Emboldened by Wayfair, California is now sending out notices demanding taxes all the way back to 2012 for those third-party sellers. Under their new interpretation, any sellers using Amazon’s platform to sell to California consumers were liable to collect and remit sales taxes as far back as 2012, despite the fact that the legal basis for this requirement did not appear until 2018.

South Carolina is currently involved in a similar dispute with third-party marketplace sellers over a 2011 deal with Amazon for the company to begin collecting and remitting sales tax in 2016. In South Carolina’s case, the state’s Department of Revenue has been consistent in its claim that third-party merchants using Amazon’s platform are responsible for collecting and remitting sales tax since Amazon began complying with collection obligations.[3] In both cases, however, the states’ claims, which would have been unconstitutional under Quill, have taken on new relevance under Wayfair.

There is also the unique nature of this specific economic downturn to consider. While most brick-and-mortar outlets are likely to suffer from closings and reduced foot traffic, e-retailers need not worry about limitations on in-person interactions. That may cause states to view them as cash cows that can be safely milked — a source of revenue that won’t destroy their tax base.

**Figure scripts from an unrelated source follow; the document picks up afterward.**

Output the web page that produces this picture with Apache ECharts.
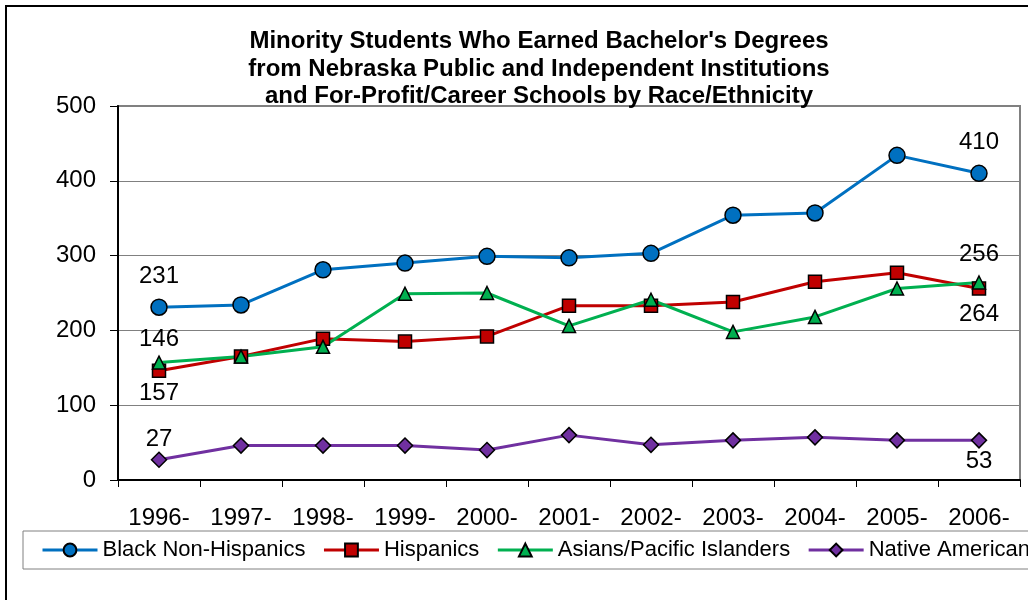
<!DOCTYPE html>
<html>
<head>
<meta charset="utf-8">
<script src="https://cdn.jsdelivr.net/npm/echarts@6/dist/echarts.min.js"></script>
<style>
  html, body { margin: 0; padding: 0; background: #fff; }
  #chart { width: 1028px; height: 600px; }
</style>
</head>
<body>
<div id="chart"></div>
<script>
var years = ['1996-', '1997-', '1998-', '1999-', '2000-', '2001-', '2002-', '2003-', '2004-', '2005-', '2006-'];
var blackNonHispanics = [231, 234, 281, 290, 299, 297, 303, 354, 357, 434, 410];
var hispanics = [146, 165, 189, 185, 192, 233, 233, 238, 265, 277, 256];
var asiansPacific = [157, 165, 178, 249, 250, 206, 241, 198, 218, 256, 264];
var nativeAmericans = [27, 46, 46, 46, 40, 60, 47, 53, 57, 53, 53];

// show value labels only on the first and last points
function withEndLabels(values, firstPos, firstDist, lastPos, lastDist) {
  return values.map(function (v, i) {
    if (i === 0) return { value: v, label: { show: true, position: firstPos, distance: firstDist } };
    if (i === values.length - 1) return { value: v, label: { show: true, position: lastPos, distance: lastDist } };
    return v;
  });
}

function lineSeries(name, color, symbol, size, data) {
  return {
    name: name,
    type: 'line',
    data: data,
    symbol: symbol,
    symbolSize: size,
    lineStyle: { color: color, width: 3 },
    itemStyle: { color: color, borderColor: '#000', borderWidth: 1.5 },
    label: { color: '#000', fontSize: 24, fontFamily: 'Liberation Sans' },
    emphasis: { disabled: true },
    animation: false
  };
}

var myChart = echarts.init(document.getElementById('chart'));
var option = {
  backgroundColor: '#fff',
  textStyle: { fontFamily: 'Liberation Sans' },
  title: {
    text: "Minority Students Who Earned Bachelor's Degrees\nfrom Nebraska Public and Independent Institutions\nand For-Profit/Career Schools by Race/Ethnicity",
    left: 534,
    top: 23,
    textAlign: 'center',
    textStyle: { fontSize: 24, fontWeight: 'bold', color: '#000', lineHeight: 27.5, fontFamily: 'Liberation Sans' }
  },
  graphic: [{
    type: 'rect',
    shape: { x: 6, y: 6, width: 1100, height: 700 },
    style: { fill: 'none', stroke: '#000', lineWidth: 2 },
    silent: true
  }],
  legend: {
    left: 23,
    top: 531,
    width: 1200,
    padding: [8, 14, 8, 18],
    itemGap: 17,
    itemWidth: 55,
    itemHeight: 16,
    borderColor: '#808080',
    borderWidth: 1,
    lineStyle: { width: 3 },
    textStyle: { fontSize: 22, color: '#000', fontFamily: 'Liberation Sans' },
    data: ['Black Non-Hispanics', 'Hispanics', 'Asians/Pacific Islanders', 'Native Americans']
  },
  grid: {
    left: 118,
    top: 106,
    right: 8,
    bottom: 120,
    show: true,
    borderColor: '#808080',
    borderWidth: 2
  },
  xAxis: {
    type: 'category',
    data: years,
    boundaryGap: true,
    axisLine: { lineStyle: { color: '#000', width: 2 } },
    axisTick: { show: true, length: 7, lineStyle: { color: '#000' } },
    axisLabel: { color: '#000', fontSize: 24, margin: 26 }
  },
  yAxis: {
    type: 'value',
    min: 0,
    max: 500,
    interval: 100,
    axisLine: { show: true, lineStyle: { color: '#000', width: 2 } },
    axisTick: { show: true, length: 8, lineStyle: { color: '#000' } },
    axisLabel: { color: '#000', fontSize: 24, margin: 22 },
    splitLine: { lineStyle: { color: '#808080', width: 1 } }
  },
  series: [
    lineSeries('Black Non-Hispanics', '#0070C0', 'circle', 16,
      withEndLabels(blackNonHispanics, 'top', 10, 'top', 10)),
    lineSeries('Hispanics', '#C00000', 'rect', 13,
      withEndLabels(hispanics, 'top', 12, 'top', 15)),
    lineSeries('Asians/Pacific Islanders', '#00B050', 'triangle', 13,
      withEndLabels(asiansPacific, 'bottom', 12, 'bottom', 13)),
    lineSeries('Native Americans', '#7030A0', 'diamond', 15,
      withEndLabels(nativeAmericans, 'top', 0, 'bottom', 1))
  ]
};
myChart.setOption(option);
</script>
</body>
</html>
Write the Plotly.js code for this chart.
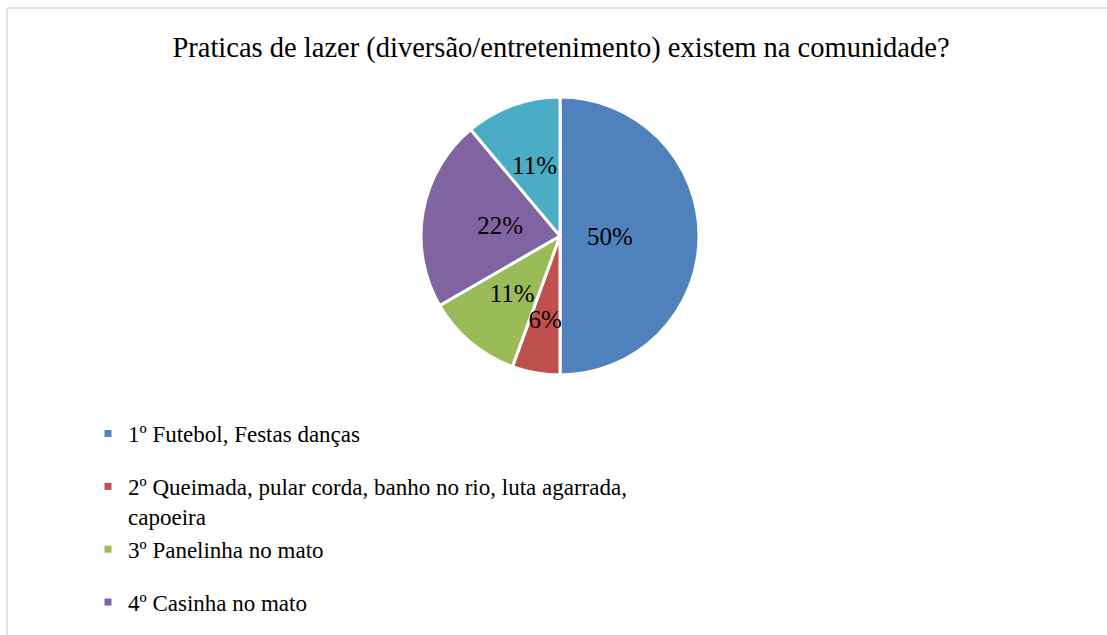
<!DOCTYPE html>
<html>
<head>
<meta charset="utf-8">
<script src="https://cdn.plot.ly/plotly-3.0.1.min.js"></script>
<style>html,body{margin:0;padding:0;background:#fff;overflow:hidden;}#chart{width:1107px;height:635px;}</style>
</head>
<body>
<div id="chart"></div>
<script>
// Data
const categories = [
  "1º Futebol, Festas danças",
  "2º Queimada, pular corda, banho no rio, luta agarrada,<br>capoeira",
  "3º Panelinha no mato",
  "4º Casinha no mato",
  "5º"
];
const counts = [9, 1, 2, 4, 2];
const colors = ["#4F81BD", "#C0504D", "#9BBB59", "#8064A2", "#4BACC6"];
const legendGroups = ["a", "b", "b", "c"];   // only the first four entries are visible in the reference
const titleText = "Praticas de lazer (diversão/entretenimento) existem na comunidade?";

const W = 1107, H = 635;
const font = "Times New Roman, Liberation Serif, serif";
const cx = 560, cy = 236, R = 139, Rlab = 100;

function dom(r) {
  return {x: [(cx - r) / W, (cx + r) / W], y: [1 - (cy + r) / H, 1 - (cy - r) / H]};
}

const traces = [{
  type: "pie",
  labels: categories,
  values: counts,
  sort: false,
  direction: "clockwise",
  rotation: 0,
  marker: {colors: colors, line: {color: "#ffffff", width: 3}},
  textinfo: "none",
  hoverinfo: "none",
  showlegend: false,
  domain: dom(R)
}, {
  // same data, inner transparent copy that carries the percentage labels
  type: "pie",
  labels: categories,
  values: counts,
  sort: false,
  direction: "clockwise",
  rotation: 0,
  marker: {colors: colors.map(() => "rgba(0,0,0,0)"), line: {width: 0}},
  texttemplate: "%{percent:.0%}",
  textposition: "inside",
  insidetextorientation: "horizontal",
  textfont: {family: font, size: 25, color: "#000000"},
  hoverinfo: "none",
  showlegend: false,
  domain: dom(Rlab)
}];

for (let i = 0; i < legendGroups.length; i++) {
  traces.push({
    type: "scatter", mode: "markers", x: [null], y: [null],
    name: categories[i],
    legendgroup: legendGroups[i],
    marker: {symbol: "square", size: 7, color: colors[i]},
    hoverinfo: "none", showlegend: true
  });
}

const layout = {
  width: W, height: H,
  margin: {l: 0, r: 0, t: 0, b: 0},
  paper_bgcolor: "#ffffff",
  plot_bgcolor: "#ffffff",
  title: {text: titleText, font: {family: font, size: 28.5, color: "#000000"},
          x: 561 / W, xanchor: "center", y: 1 - 47 / H, yanchor: "middle", xref: "paper", yref: "paper"},
  xaxis: {visible: false},
  yaxis: {visible: false},
  showlegend: true,
  legend: {
    x: 88 / W, xanchor: "left", y: 1 - 412 / H, yanchor: "top",
    font: {family: font, size: 23, color: "#000000"},
    valign: "top", bgcolor: "rgba(0,0,0,0)", itemclick: false,
    tracegroupgap: 20, traceorder: "grouped"
  },
  uniformtext: {mode: "show", minsize: 25},
  shapes: [
    {type: "line", xref: "paper", yref: "paper", x0: 7 / W, x1: 1, y0: 1 - 8 / H, y1: 1 - 8 / H, line: {color: "#d9d9d9", width: 1.5}},
    {type: "line", xref: "paper", yref: "paper", x0: 7 / W, x1: 7 / W, y0: 0, y1: 1 - 8 / H, line: {color: "#d9d9d9", width: 1.5}}
  ]
};

Plotly.newPlot("chart", traces, layout, {displayModeBar: false, staticPlot: true});
</script>
</body>
</html>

This would be a mistake. The goal of federal relief policies have been to preserve the ability of the economy to rebound after the need for social distancing has passed. Eroding the viability of industries through desperate tax hikes, even those better prepared to handle the specific difficulties the coronavirus presents, would work directly against this goal.


Right now, individuals and businesses have enough to worry about when they’re expecting assistance from their government in this turbulent economy. But states up against the budget wall may soon go from being a source of aid to a cause of further financial pain.

Taxpayers and businesses should be alert to the potential for unsound tax policy being advanced by governors and lawmakers as they attempt  to salvage their bottom lines. States should be wise to  avoid causing further hardship to taxpayers through their budget practices, particularly by avoiding retroactive taxes.



[1] Bishop-Henchman, Joseph. “A Review of Significant State Tax Changes During 2009.” Tax Foundation, December 21, 2009.

[2] Justice Sandra Day O’Connor’s concurrence in Carlton is important to note. In her opinion, retroactive taxation could violate the Due Process clause if the length of retroactivity is excessive. She suggested less than one year as a relevant framework.

[3] This fact makes this example not a precise example of retroactive taxation, as the state’s position has been unchanged. Of course, third-party sellers had every reason to believe they could safely ignore the state’s position prior to the Court’s decision to overrule Quill. Whatever terms one uses, businesses should not be expected to anticipate future Supreme Court decisions in order to comply with state tax laws.